== Collected data ==

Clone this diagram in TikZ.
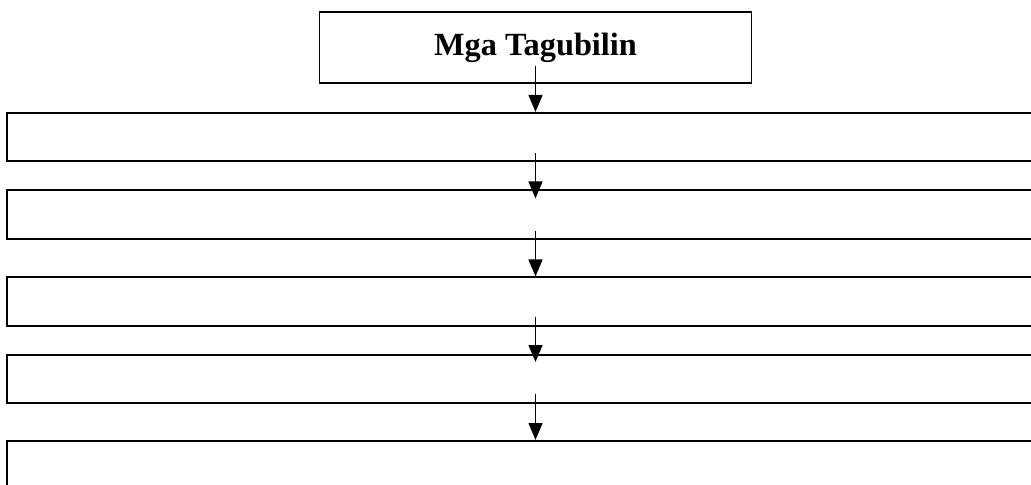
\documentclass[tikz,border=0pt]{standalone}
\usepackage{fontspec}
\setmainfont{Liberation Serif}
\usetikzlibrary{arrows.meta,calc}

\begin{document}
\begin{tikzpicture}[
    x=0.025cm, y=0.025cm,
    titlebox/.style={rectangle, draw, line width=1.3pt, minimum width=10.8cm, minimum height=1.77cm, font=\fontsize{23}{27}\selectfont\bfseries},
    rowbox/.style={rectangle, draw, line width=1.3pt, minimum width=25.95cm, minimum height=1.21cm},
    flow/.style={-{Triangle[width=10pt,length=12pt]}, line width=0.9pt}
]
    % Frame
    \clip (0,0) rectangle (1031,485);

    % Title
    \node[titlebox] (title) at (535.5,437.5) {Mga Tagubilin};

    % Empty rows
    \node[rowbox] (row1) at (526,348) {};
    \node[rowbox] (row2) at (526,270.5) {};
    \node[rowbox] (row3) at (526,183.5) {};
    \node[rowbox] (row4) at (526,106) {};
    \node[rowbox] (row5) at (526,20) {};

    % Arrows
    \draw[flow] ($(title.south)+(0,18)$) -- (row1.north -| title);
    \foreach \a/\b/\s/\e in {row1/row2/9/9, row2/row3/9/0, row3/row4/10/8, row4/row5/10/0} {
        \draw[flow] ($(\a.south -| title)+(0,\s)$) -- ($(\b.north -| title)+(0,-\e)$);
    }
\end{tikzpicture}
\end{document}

===

> Problem to work on:
Quote the preceding listing precisely and completely, omitting its images.

> Completed exercise:
Clone this diagram in TikZ.
\documentclass[tikz,border=0pt]{standalone}
\usepackage{fontspec}
\setmainfont{Liberation Serif}
\usetikzlibrary{arrows.meta,calc}

\begin{document}
\begin{tikzpicture}[
    x=0.025cm, y=0.025cm,
    titlebox/.style={rectangle, draw, line width=1.3pt, minimum width=10.8cm, minimum height=1.77cm, font=\fontsize{23}{27}\selectfont\bfseries},
    rowbox/.style={rectangle, draw, line width=1.3pt, minimum width=25.95cm, minimum height=1.21cm},
    flow/.style={-{Triangle[width=10pt,length=12pt]}, line width=0.9pt}
]
    % Frame
    \clip (0,0) rectangle (1031,485);

    % Title
    \node[titlebox] (title) at (535.5,437.5) {Mga Tagubilin};

    % Empty rows
    \node[rowbox] (row1) at (526,348) {};
    \node[rowbox] (row2) at (526,270.5) {};
    \node[rowbox] (row3) at (526,183.5) {};
    \node[rowbox] (row4) at (526,106) {};
    \node[rowbox] (row5) at (526,20) {};

    % Arrows
    \draw[flow] ($(title.south)+(0,18)$) -- (row1.north -| title);
    \foreach \a/\b/\s/\e in {row1/row2/9/9, row2/row3/9/0, row3/row4/10/8, row4/row5/10/0} {
        \draw[flow] ($(\a.south -| title)+(0,\s)$) -- ($(\b.north -| title)+(0,-\e)$);
    }
\end{tikzpicture}
\end{document}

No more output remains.